Фомич мрачно отказался и от такого предложения:
— Я, это, знаете, такой есть принцип: в начало не суйся, в конце не оставайся, в середине не толкайся. Так вот я его исповедую, хотя, конечно, исполнительность в нас с комсомольских времен, но все ж я ни разу в жизни никуда сам не полез. — Подумав еще пару минут, он добавил: — Когда здесь, значить, в кильватер за ледоколом идешь, так все как в очко — лучше недобрать, чем, значить, перебрать. Я про дистанцию: подальше — оно поспокойней.
Ребята из экспедиции «Комсомольской правды» отоспались и сделали экипажу доклад о целях и смысле мероприятия.
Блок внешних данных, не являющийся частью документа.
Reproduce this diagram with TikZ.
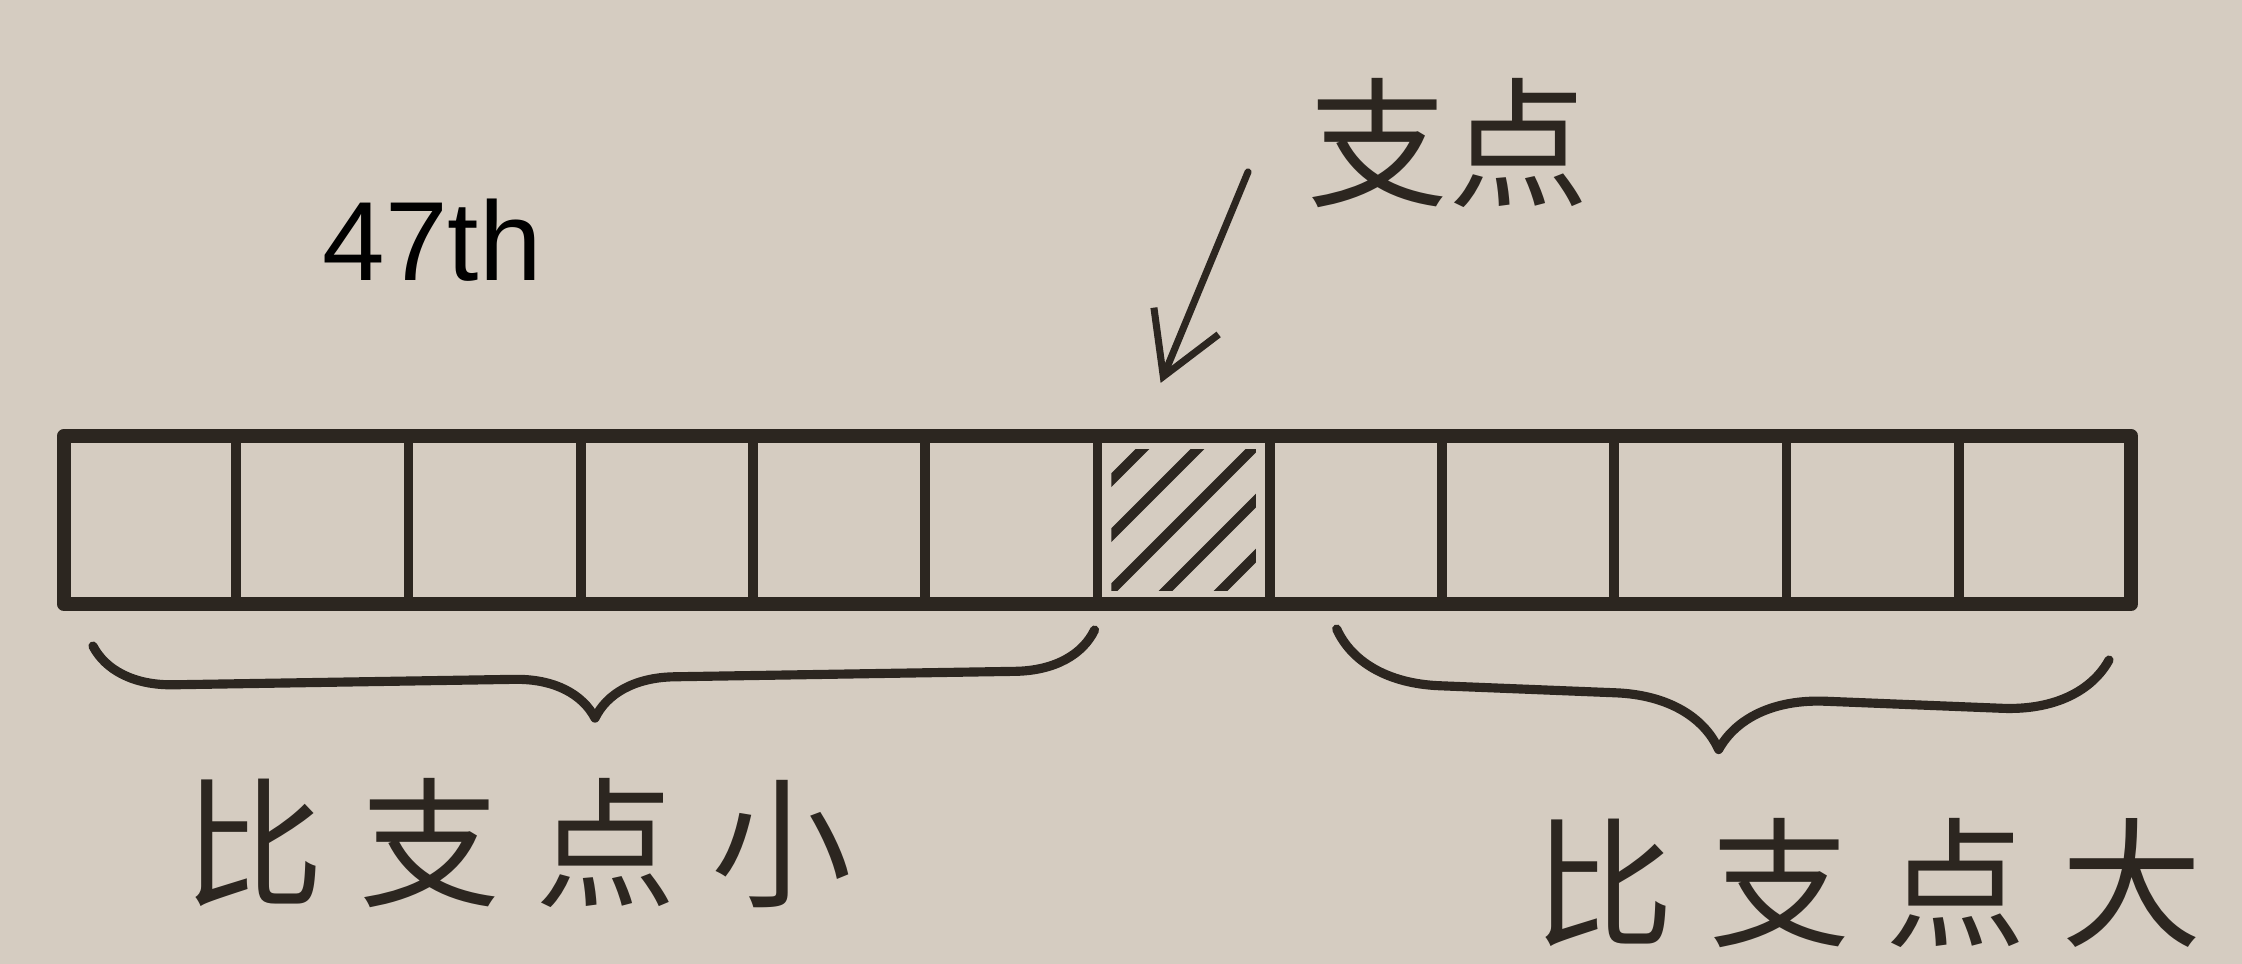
\documentclass[tikz,border=0pt]{standalone}
\usepackage{fontspec}
\setmainfont{Liberation Sans}
\newfontfamily\cjk{Noto Sans CJK SC}
\newfontfamily\cjkwide[LetterSpace=25]{Noto Sans CJK SC}
\usepackage{xcolor}
\usetikzlibrary{arrows.meta,decorations.pathreplacing,calc}
\definecolor{paper}{RGB}{213,204,193}
\definecolor{ink}{RGB}{44,38,32}
\tikzset{
  CB/.style={draw=ink, rectangle, minimum width=1.7225cm,
             minimum height=1.68cm, inner sep=0pt, outer sep=0pt,
             line width=2.8pt},
  BR/.style={decorate, decoration={brace, mirror, amplitude=#1},
             draw=ink, line width=2.6pt, line cap=round, line join=round},
  BR/.default=0.8cm,
  PA/.style={-{Straight Barb[length=6mm, width=7mm]}, draw=ink,
             line width=2pt, line cap=round}
}

\begin{document}
\begin{tikzpicture}[
  x=0.01cm, y=-0.01cm,
  CL/.style={text=ink, inner sep=0pt,
             font=\cjk\fontsize{40}{48}\selectfont},
  WL/.style={text=ink, inner sep=0pt,
             font=\cjkwide\fontsize{40}{48}\selectfont},
  HL/.style={draw=ink, line width=2.8pt, line cap=round}
]

% Paper
\path[use as bounding box, fill=paper] (0,0) rectangle (2242,964);

% Title
\node[anchor=base west, inner sep=0pt, font=\fontsize{32}{38}\selectfont]
    (rank) at (322,281) {47th};

% Array cells
\foreach \i in {1,...,12}
  \node[CB] (c\i) at ({64+172.25*(\i-0.5)}, 520) {};
\draw[ink, line width=4pt, line join=round] (c1.north west) rectangle (c12.south east);

% Pivot cell hatching
\begin{scope}
  \clip ([shift={(14,14)}]c7.north west) rectangle ([shift={(-14,-14)}]c7.south east);
  \foreach \d in {-110,-55,0,55,110}
    \draw[HL] ($(c7.south west)+(\d,0)$) -- ++(300,-300);
\end{scope}

% Pivot label and pointer
\node[CL] (pivot) at (1448,143) {支点};
\coordinate (tail) at (1248,172);
\draw[PA] (tail) -- ([shift={(-23,-53)}]c7.north);

% Braces
\draw[BR] ([shift={(29,42)}]c1.south west) -- ([shift={(-3,26)}]c6.south east);
\draw[BR=1.05cm] ([shift={(67,25)}]c8.south west) -- ([shift={(-22,56)}]c12.south east);

% Partition labels
\node[WL] (less) at (518,843) {比支点小};
\node[WL] (more) at (1868,883) {比支点大};

\end{tikzpicture}
\end{document}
Один парень — радиоинженер, альпинист. Второй — аспирант пищевого института. Третий профессию утаил, зато с бородой.
Попутно они испытывают пищевые продукты, свою психическую совместимость, должны собрать плавник на террасах острова Большевик на высоте ста метров. Если на террасах плавник есть, тогда будет доказано, что Северная Земля последние тысячелетия стремительно поднимается из моря. Ребята везут специальные пластинки, которые будут укреплять в памятных местах Арктики.
Очень обозлили нашего радиста, когда заявили, что у них есть радиостанция весом всего в два килограмма, и они с ее помощью держат связь в микрофонном варианте из Арктики с Москвой и вообще со всем миром.
Наш начальник рации прямо весь взбаламутился. Он тратит на связь с Москвой черт знает сколько сил и времени.
Арнольд Тимофеевич:
— А вот товарищ адмирал Головко, командующий Северным флотом, уже в тридцать девятом году разговаривал с Москвой из любой своей точки…
07.40. Начали лавировать между ледяных полей, слышен голос «Ленина», он зовет «Комилес» — значит, они уже совсем близко.
Поморы-зверобои кромку льда называют рычара.
Есть в этом слове нечто грозно-рычащее, настораживающее, приказывающее собраться.
А когда караван входит в настоящий лед, то минута эта и торжественна, и одновременно напоминает мгновение, когда двери зубного врача уже распахнулись перед вами и навстречу — никелевый блеск инструментов.
Свинцовое Карское море, свинцовое карское небо, на нем оловянные длинные отблески ледяных полей.
Три черные черточки на горизонте — атомоход «Ленин», ледокол «Мурманск», лесовоз «Комилес». Они лежали в дрейфе в полынье за разреженной перемычкой плавучих льдин кромки.